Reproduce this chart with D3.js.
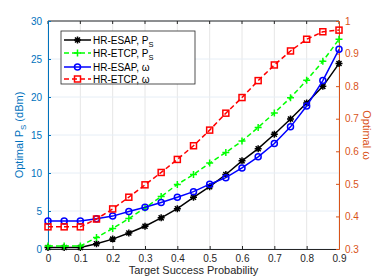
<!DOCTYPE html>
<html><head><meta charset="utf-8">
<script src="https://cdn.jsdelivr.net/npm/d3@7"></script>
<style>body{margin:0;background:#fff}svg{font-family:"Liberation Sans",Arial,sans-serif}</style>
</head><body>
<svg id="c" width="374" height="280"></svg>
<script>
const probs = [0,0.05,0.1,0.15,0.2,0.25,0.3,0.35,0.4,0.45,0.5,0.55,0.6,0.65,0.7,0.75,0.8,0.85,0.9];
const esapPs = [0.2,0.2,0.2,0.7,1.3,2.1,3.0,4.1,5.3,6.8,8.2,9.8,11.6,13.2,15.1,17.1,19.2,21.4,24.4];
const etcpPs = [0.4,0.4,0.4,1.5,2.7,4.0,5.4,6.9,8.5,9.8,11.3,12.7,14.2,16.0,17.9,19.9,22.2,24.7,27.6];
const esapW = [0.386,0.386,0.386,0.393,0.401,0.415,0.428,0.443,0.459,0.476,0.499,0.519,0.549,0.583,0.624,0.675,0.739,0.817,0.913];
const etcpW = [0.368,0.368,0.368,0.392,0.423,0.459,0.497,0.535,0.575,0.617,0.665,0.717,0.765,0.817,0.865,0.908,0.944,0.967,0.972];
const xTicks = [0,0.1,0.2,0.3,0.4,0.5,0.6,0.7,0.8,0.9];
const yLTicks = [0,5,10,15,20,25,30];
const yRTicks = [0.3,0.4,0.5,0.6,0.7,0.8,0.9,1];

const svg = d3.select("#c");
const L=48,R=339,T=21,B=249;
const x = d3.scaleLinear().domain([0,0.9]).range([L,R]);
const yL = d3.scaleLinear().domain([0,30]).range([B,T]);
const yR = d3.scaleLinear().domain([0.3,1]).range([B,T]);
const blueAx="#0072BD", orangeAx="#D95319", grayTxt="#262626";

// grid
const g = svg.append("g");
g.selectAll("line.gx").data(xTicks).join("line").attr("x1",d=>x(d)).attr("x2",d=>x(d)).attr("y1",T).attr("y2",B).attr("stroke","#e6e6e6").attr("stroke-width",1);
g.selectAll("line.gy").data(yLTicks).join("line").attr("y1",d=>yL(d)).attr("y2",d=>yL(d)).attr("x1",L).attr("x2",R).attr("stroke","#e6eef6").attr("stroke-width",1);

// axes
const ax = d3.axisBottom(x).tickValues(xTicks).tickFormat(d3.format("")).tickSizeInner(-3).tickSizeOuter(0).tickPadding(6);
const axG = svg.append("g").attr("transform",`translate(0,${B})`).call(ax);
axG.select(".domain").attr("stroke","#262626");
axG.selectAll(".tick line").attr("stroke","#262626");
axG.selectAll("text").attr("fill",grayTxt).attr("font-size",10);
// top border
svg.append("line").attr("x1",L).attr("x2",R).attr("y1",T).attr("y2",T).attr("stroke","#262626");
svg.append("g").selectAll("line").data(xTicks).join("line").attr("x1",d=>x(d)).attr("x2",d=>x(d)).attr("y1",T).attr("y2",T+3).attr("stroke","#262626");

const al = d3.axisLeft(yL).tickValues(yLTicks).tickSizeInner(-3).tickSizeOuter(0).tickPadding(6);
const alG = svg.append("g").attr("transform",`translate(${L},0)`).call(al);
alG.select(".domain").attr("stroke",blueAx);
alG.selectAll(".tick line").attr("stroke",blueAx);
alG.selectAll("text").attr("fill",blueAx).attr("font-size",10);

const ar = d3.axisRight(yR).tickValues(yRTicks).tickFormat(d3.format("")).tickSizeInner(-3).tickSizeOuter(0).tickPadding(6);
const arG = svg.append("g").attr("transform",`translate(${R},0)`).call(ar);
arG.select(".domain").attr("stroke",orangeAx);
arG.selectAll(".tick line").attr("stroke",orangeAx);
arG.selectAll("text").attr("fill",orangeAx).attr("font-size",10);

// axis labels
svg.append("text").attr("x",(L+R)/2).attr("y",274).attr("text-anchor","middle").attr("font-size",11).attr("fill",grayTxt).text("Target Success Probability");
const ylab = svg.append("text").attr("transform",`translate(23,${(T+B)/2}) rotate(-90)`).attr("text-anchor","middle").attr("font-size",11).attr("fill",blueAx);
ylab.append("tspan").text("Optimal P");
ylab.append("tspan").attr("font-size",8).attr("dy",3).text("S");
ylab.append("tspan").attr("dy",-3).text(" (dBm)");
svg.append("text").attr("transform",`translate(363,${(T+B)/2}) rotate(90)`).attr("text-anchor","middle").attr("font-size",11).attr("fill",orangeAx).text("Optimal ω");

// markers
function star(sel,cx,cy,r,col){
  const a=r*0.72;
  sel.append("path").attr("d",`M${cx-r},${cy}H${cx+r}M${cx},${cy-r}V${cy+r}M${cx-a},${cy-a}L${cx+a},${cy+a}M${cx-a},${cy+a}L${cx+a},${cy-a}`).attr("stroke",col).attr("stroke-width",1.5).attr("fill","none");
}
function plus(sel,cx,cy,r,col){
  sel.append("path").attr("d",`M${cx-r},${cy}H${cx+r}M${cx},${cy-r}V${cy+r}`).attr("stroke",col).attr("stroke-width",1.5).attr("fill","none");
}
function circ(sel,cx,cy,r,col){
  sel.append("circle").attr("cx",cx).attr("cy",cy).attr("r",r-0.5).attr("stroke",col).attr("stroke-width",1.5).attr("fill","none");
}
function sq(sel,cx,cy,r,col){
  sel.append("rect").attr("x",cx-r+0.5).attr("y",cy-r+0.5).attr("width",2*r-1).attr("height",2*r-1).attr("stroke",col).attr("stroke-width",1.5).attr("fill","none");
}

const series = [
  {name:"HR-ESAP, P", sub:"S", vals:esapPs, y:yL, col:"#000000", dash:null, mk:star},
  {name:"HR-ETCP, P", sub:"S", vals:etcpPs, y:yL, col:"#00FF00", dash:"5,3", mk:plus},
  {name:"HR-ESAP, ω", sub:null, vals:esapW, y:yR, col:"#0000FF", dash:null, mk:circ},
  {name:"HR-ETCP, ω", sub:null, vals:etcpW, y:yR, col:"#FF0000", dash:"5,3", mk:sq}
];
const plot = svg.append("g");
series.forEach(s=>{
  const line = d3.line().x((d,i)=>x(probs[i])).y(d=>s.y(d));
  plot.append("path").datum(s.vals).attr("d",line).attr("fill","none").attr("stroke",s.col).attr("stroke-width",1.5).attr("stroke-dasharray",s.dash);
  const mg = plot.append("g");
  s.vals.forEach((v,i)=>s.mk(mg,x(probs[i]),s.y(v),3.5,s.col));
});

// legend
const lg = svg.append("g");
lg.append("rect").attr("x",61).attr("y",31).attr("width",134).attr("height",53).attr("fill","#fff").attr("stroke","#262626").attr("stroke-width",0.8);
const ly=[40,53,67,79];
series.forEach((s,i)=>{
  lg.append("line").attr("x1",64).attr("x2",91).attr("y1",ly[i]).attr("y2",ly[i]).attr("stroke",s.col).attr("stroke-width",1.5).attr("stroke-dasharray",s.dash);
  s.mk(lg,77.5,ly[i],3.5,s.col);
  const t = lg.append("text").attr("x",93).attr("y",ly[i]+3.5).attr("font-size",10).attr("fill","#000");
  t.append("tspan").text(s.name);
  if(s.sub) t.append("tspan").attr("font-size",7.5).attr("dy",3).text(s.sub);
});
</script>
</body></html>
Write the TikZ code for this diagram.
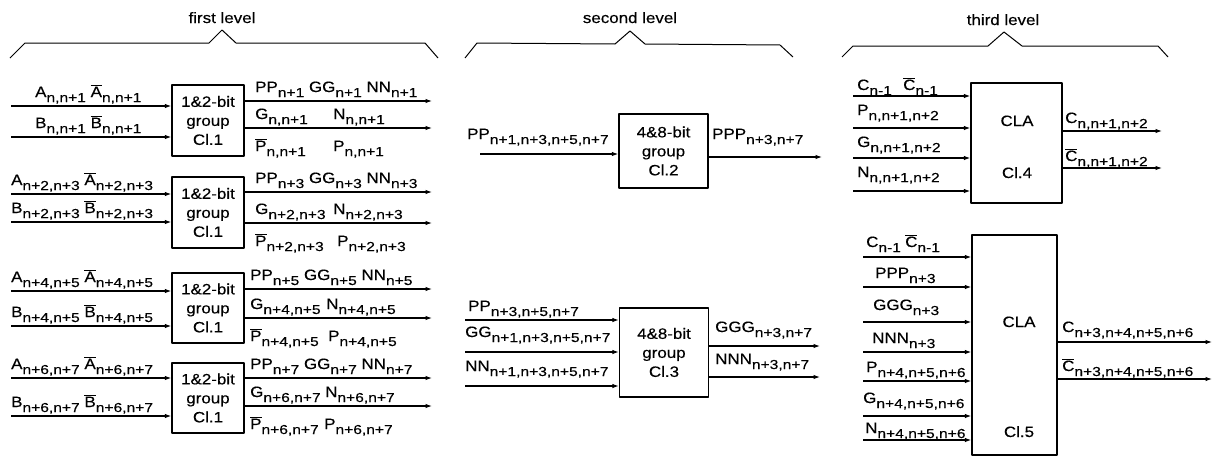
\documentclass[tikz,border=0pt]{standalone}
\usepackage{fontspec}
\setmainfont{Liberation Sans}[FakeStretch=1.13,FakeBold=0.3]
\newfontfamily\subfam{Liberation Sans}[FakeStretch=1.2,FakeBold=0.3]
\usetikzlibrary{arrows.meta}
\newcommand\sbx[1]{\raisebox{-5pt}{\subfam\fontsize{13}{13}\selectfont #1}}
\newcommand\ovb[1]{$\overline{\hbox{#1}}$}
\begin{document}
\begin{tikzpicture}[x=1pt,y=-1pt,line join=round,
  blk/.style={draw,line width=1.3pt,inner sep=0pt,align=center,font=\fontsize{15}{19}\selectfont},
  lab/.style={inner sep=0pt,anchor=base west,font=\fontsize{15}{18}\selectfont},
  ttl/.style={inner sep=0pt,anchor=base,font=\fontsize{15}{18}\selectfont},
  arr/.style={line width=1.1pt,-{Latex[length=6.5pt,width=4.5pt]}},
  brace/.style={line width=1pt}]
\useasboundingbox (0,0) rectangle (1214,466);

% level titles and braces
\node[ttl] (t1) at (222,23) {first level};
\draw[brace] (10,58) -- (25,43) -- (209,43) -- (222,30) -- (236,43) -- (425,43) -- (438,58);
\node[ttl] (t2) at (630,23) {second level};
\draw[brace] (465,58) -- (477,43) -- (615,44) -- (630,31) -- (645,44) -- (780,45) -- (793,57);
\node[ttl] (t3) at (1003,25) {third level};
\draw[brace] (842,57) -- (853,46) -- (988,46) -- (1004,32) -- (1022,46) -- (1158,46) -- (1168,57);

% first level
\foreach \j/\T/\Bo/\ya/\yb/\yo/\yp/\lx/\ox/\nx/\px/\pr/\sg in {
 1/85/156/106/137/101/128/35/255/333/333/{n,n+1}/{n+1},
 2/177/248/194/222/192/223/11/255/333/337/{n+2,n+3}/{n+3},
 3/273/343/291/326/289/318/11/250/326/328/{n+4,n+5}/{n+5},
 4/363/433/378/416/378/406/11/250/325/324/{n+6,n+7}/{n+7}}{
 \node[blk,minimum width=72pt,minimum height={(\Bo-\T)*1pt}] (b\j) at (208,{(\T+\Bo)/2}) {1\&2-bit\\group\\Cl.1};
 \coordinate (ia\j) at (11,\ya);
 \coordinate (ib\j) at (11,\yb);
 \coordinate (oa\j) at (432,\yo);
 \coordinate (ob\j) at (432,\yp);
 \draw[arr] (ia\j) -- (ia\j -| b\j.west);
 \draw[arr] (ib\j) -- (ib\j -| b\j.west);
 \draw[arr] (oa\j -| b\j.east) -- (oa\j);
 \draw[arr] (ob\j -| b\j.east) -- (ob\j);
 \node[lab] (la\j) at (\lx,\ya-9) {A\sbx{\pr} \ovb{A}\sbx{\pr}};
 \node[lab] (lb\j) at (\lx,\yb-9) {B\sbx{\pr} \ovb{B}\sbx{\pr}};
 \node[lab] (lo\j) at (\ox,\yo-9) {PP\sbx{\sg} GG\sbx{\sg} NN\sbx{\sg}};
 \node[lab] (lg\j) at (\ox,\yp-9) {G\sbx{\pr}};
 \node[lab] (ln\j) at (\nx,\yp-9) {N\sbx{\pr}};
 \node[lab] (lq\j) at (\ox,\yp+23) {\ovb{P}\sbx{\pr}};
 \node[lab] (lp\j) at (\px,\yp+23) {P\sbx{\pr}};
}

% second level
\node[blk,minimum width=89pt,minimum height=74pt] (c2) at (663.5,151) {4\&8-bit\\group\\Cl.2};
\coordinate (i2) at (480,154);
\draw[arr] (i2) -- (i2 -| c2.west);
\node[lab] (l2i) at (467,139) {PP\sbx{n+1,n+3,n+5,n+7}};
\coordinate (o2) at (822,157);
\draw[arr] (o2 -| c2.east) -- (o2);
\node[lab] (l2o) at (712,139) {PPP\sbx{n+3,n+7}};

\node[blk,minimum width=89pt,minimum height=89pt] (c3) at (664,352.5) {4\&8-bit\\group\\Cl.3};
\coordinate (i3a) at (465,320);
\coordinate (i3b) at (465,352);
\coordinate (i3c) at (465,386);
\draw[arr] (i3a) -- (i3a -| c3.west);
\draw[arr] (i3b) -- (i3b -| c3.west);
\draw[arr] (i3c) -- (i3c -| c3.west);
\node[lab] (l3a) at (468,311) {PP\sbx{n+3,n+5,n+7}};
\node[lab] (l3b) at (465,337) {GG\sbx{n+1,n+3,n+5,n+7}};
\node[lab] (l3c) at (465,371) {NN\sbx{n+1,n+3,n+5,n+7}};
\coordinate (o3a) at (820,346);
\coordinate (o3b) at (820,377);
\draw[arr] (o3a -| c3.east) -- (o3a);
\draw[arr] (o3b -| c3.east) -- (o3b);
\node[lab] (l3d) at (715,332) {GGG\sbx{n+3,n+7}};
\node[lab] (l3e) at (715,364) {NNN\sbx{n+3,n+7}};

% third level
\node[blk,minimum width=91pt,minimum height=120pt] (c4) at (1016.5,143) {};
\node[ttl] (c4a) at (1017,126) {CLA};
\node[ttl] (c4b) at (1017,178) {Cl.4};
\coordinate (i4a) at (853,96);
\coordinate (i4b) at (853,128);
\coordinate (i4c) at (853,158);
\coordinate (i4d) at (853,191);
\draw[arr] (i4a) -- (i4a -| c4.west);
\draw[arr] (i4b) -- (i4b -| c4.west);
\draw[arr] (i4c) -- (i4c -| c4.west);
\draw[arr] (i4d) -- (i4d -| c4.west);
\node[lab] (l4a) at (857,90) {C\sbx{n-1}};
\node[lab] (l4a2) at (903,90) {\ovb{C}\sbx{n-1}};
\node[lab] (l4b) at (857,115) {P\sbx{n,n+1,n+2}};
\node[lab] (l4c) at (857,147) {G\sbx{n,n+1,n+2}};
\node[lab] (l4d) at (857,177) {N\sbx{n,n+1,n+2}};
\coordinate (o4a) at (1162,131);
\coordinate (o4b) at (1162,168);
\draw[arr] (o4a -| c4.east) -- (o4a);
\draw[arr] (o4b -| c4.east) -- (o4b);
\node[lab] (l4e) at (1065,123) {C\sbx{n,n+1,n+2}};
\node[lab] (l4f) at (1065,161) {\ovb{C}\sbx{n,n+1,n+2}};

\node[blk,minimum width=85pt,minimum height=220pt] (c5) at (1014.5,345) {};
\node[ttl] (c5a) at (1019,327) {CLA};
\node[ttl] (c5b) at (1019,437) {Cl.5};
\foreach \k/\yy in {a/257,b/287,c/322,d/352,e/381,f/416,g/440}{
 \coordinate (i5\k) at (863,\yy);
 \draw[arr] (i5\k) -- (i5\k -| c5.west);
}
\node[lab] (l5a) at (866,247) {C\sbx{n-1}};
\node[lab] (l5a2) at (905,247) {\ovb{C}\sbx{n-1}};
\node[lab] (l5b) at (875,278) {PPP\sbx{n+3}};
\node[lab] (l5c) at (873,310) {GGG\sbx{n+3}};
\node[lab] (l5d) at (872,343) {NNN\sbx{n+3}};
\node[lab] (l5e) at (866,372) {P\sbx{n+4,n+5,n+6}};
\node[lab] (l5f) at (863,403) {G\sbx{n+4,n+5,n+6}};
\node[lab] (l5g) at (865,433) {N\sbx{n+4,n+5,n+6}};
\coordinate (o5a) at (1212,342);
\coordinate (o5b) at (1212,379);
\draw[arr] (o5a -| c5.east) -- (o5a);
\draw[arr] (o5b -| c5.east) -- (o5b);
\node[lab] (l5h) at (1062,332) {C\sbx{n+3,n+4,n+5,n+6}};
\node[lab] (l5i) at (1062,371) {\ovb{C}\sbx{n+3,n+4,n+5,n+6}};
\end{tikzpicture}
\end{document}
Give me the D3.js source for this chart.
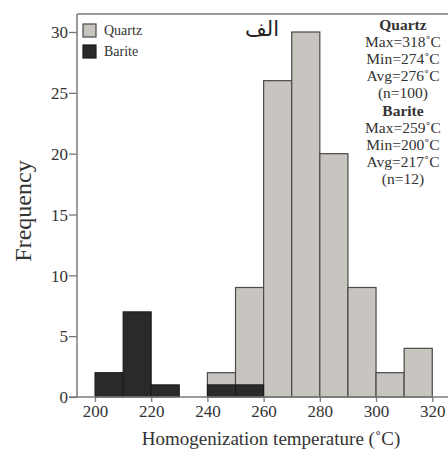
************
◆ WHAT THE TASK REQUIRES ◆
Out of the material above, select every line that holds the string "chart".

◆ ANSWER ◆
Reproduce this chart with D3.js.
Give me the D3.js source for this chart.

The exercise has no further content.